There have been plenty of events this long holiday weekend to honor the service of our military. Elected officials and candidates have and will participate in ceremonies, events and parades to commemorate the service, but perhaps the most significant occurs today when our National Guard troops begin to return home from Iraq.

Memorial DaySergeant Christian Bueno-Galdos, who was among five gunned down on May 11 and was laid to rest on Saturday, will have a headstone bearing his name dedicated at the Hayden Heights Veterans War Memorial today.  The New Jersey Vietnam Veterans’ Memorial Foundation is holding its Memorial Day ceremony at the New Jersey Vietnam Veterans’ Memorial in Holmdel Township.

Thousands gathered at the state Memorial Day ceremony at Brig. Gen. W illiam C. Doyle Veterans Memorial Cemetery on Provinceline Road in North Hanover on Saturday to remember the sacrifices made.Towns throughout Salem County planned to hold observances to mark Memorial Day. Along with individual events in municipalities, they had a countywide remembrance ceremony at the Salem County Veterans Cemetery in Pilesgrove Township. At the cemetery, following the memorial service, officials dedicated the new committal shelter there.
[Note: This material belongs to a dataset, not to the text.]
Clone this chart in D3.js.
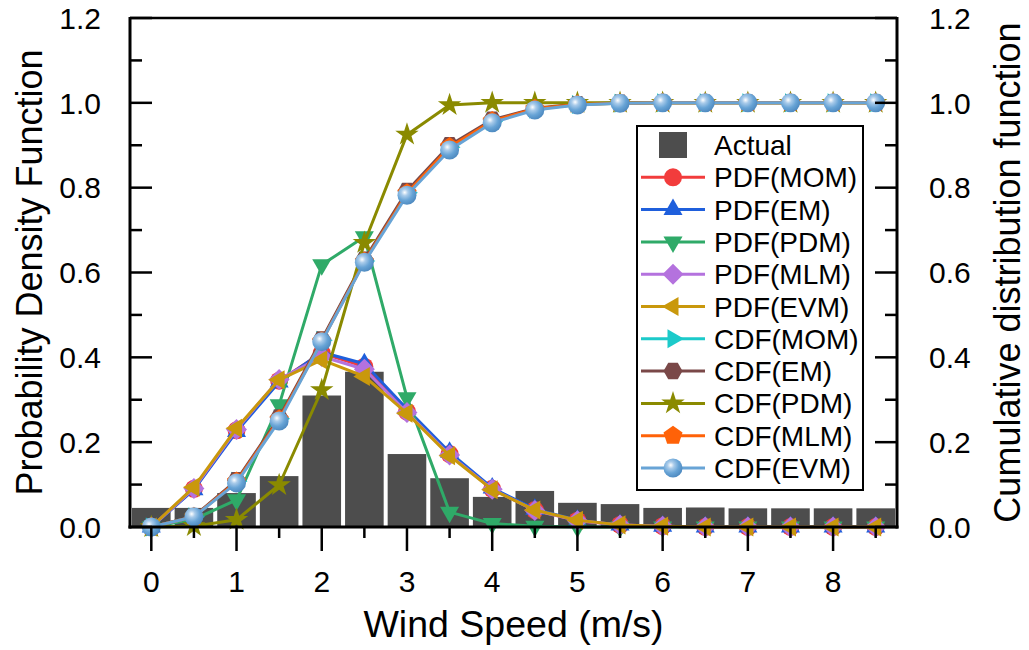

Memorial Day Governor Corzine and Major General Glenn Rieth attended the Department of Military & Veteran’s Affairs Annual Memorial Day Ceremony at Brigadier General William C. Doyle Veteran’s Memorial Cemetery in Wrightstown, N.J. (Thank you to Tim Larsen in the Governor’s office for some great photos)

On Saturday in Newark, we saw Mayor Cory A. Booker, Congressman Payne, Assemblywoman Tucker, G.I. Go Fund Executive Director Jack Fanous, other City dignitaries, and Newark veterans observe Memorial Day and honor the City’s fallen warriors with a flag raising at City Hill:

“We will welcome our brothers and sisters home with more than hugs and pats on the back. We will welcome them home with actions and deeds,” Mayor Booker said. “The men and women from Newark who have worn our country’s uniform and sacrificed their lives paid the highest price for the freedoms and liberties we enjoy. We must remember their sacrifice and the values they manifested in their lives – courage, honor, and commitment to country,”
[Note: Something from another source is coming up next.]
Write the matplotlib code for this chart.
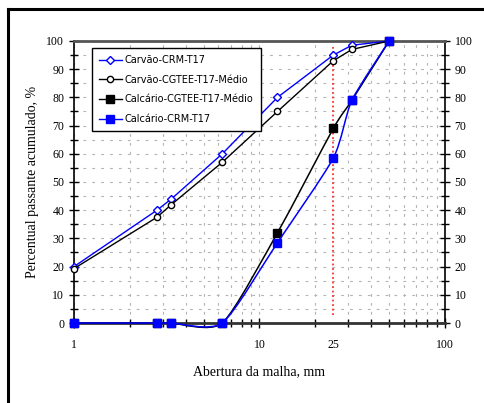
import numpy as np
import matplotlib.pyplot as plt
from matplotlib.path import Path
from matplotlib.patches import PathPatch
from matplotlib.lines import Line2D
from matplotlib.ticker import FixedLocator, NullFormatter

# Sieve openings (mm) and cumulative passing (%)
abertura = [1, 2.8, 3.35, 6.3, 12.5, 25, 31.5, 50]
carvao_crm = [20, 40, 44, 60, 80, 95, 98.5, 100]
carvao_cgtee = [19.3, 37.5, 42, 57, 75, 93, 97, 100]
calcario_cgtee = [0, 0, 0, 0, 32, 69, 79, 100]
calcario_crm = [0, 0, 0, 0, 28.5, 58.5, 79, 100]

nomes = ["Carvão-CRM-T17", "Carvão-CGTEE-T17-Médio",
         "Calcário-CGTEE-T17-Médio", "Calcário-CRM-T17"]

corte = 25          # reference opening marked with a dotted line
corte_faixa = [3, 98]

serif = ['Liberation Serif', 'DejaVu Serif']
narrow = ['Liberation Sans Narrow', 'DejaVu Sans']


def curva_suave(x, y, k=1 / 9):
    # smooth line through the points (cubic Bezier, tangents taken in log-x space)
    p = np.column_stack([np.log10(x), y]).astype(float)
    n = len(p)
    verts = [p[0]]
    codes = [Path.MOVETO]
    for i in range(n - 1):
        p0 = p[i - 1] if i > 0 else p[i]
        p1, p2 = p[i], p[i + 1]
        p3 = p[i + 2] if i + 2 < n else p[i + 1]
        verts += [p1 + (p2 - p0) * k, p2 - (p3 - p1) * k, p2]
        codes += [Path.CURVE4] * 3
    verts = np.array(verts)
    verts[:, 0] = 10 ** verts[:, 0]
    return Path(verts, codes)


fig = plt.figure(figsize=(4.85, 4.03), dpi=100)
ax = fig.add_axes([0.1526, 0.1985, 0.7649, 0.6998])

ax.set_xscale('log')
ax.set_xlim(1, 100)
ax.set_ylim(0, 100)

# grid
ax.xaxis.set_minor_locator(FixedLocator([2, 3, 4, 5, 6, 7, 8, 9, 20, 30, 40, 50, 60, 70, 80, 90]))
ax.xaxis.set_minor_formatter(NullFormatter())
ax.set_xticks([1, 10, 100])
ax.set_xticklabels(['1', '10', '100'])
ax.set_yticks(np.arange(0, 101, 10))
ax.set_yticks(np.arange(5, 100, 10), minor=True)
ax.grid(True, which='both', color='#b4b4b4', linestyle=(0, (2.5, 5.5)), linewidth=0.8)
ax.set_axisbelow(True)

ax.tick_params(which='both', direction='inout', colors='black', left=True, right=True,
               labelright=True, top=False, width=1)
ax.tick_params(which='major', length=7)
ax.tick_params(which='minor', length=6)
ax.tick_params(axis='x', which='major', pad=8)
for lab in ax.get_xticklabels() + ax.get_yticklabels():
    lab.set_family(serif)
    lab.set_fontsize(8.5)
for tk in ax.yaxis.get_major_ticks():
    tk.label2.set_family(serif)
    tk.label2.set_fontsize(8.5)

ax.text(corte, -0.055, '25', transform=ax.get_xaxis_transform(), ha='center', va='top',
        family=serif, fontsize=8.5)

for side, col, lw in [('top', '#555555', 2), ('bottom', '#333333', 2),
                      ('left', 'black', 1.2), ('right', 'black', 1.2)]:
    ax.spines[side].set_color(col)
    ax.spines[side].set_linewidth(lw)

ax.set_xlabel('Abertura da malha, mm', family=serif, fontsize=10, labelpad=10)
ax.set_ylabel('Percentual passante acumulado, %', family=serif, fontsize=10, labelpad=5)

# coal series: straight lines with open markers
ax.plot(abertura, carvao_crm, '-', color='#0000ff', lw=1, marker='D', ms=4.5,
        mfc='white', mec='#0000ff', mew=1, clip_on=False, zorder=3)
ax.plot(abertura, carvao_cgtee, '-', color='black', lw=1, marker='o', ms=4.5,
        mfc='white', mec='black', mew=1, clip_on=False, zorder=3)

# limestone series: smoothed lines with filled squares
for ys, cor, z in [(calcario_cgtee, 'black', 4), (calcario_crm, '#0000ff', 5)]:
    ax.add_patch(PathPatch(curva_suave(abertura, ys), fill=False, edgecolor=cor,
                           lw=1.1, clip_on=False, zorder=z))
    ax.plot(abertura, ys, 's', color=cor, ms=6, clip_on=False, zorder=z)

ax.plot([corte, corte], corte_faixa, color='#ff3030', linestyle=(0, (1, 1.5)), lw=1.3, zorder=2)

handles = [
    Line2D([], [], color='#0000ff', lw=1, marker='D', ms=4.5, mfc='white', mec='#0000ff'),
    Line2D([], [], color='black', lw=1, marker='o', ms=4.5, mfc='white', mec='black'),
    Line2D([], [], color='black', lw=1, marker='s', ms=6),
    Line2D([], [], color='#0000ff', lw=1, marker='s', ms=6),
]
leg = ax.legend(handles, nomes, loc='upper left', bbox_to_anchor=(0.0485, 0.975),
                borderaxespad=0, fancybox=False, edgecolor='black', framealpha=1,
                prop={'family': narrow, 'size': 7},
                handlelength=2.3, handletextpad=0.3, labelspacing=0.98, borderpad=0.75)
leg.get_frame().set_linewidth(1)
leg.set_zorder(6)

# outer frame lines (left and top)
fig.add_artist(Line2D([0.0155, 0.0155], [0.0, 0.978], color='black', lw=2.2,
                      transform=fig.transFigure))
fig.add_artist(Line2D([0.0155, 1.0], [0.978, 0.978], color='black', lw=2.2,
                      transform=fig.transFigure))

fig.savefig('out.png', dpi=100)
The Go fund sounds like a pretty good initiative as the partnership connects Newark veterans of all generations to health care, job training, career development, and benefits programs. The Courier Post has created an interactive map of South Jersey War Memorials. The Daily Record has a listing of events and parades in Morris County. Senator Menendez in his statement honored the veterans but focused on what is being done by Congress to assist:

In Congress, we are working to reverse shortcomings in our Veterans Affairs system that became painfully evident since the beginning of the wars in Iraq and Afghanistan. We are also working to implement responsible foreign policy. We have passed into law a GI Bill for the 21st Century that allows our servicemen and women to get quality educations. As part of the economic recovery package this year, we made investments in VA medical facilities and cemeteries, in a more efficient Veterans benefits and services system and in supporting Veterans and their survivors during this economic crisis. Personally, I have championed investments in State Veterans Cemeteries to ensure that the Greatest Generation has respectable final resting places. These are just some of the actions we are taking and will continue to take to support our troops and veterans. They deserve nothing less.

While that all sounds great and I appreciate his efforts, everyone acknowledges that much more has to be done. There are numerous challenges facing our returning veterans that make it home safely. I’m sure there are plenty more events and ceremonies going on in the state that I wasn’t able to mention, but are no less significant. Thank you to our military members, their family and friends for their sacrifices on this Memorial Day.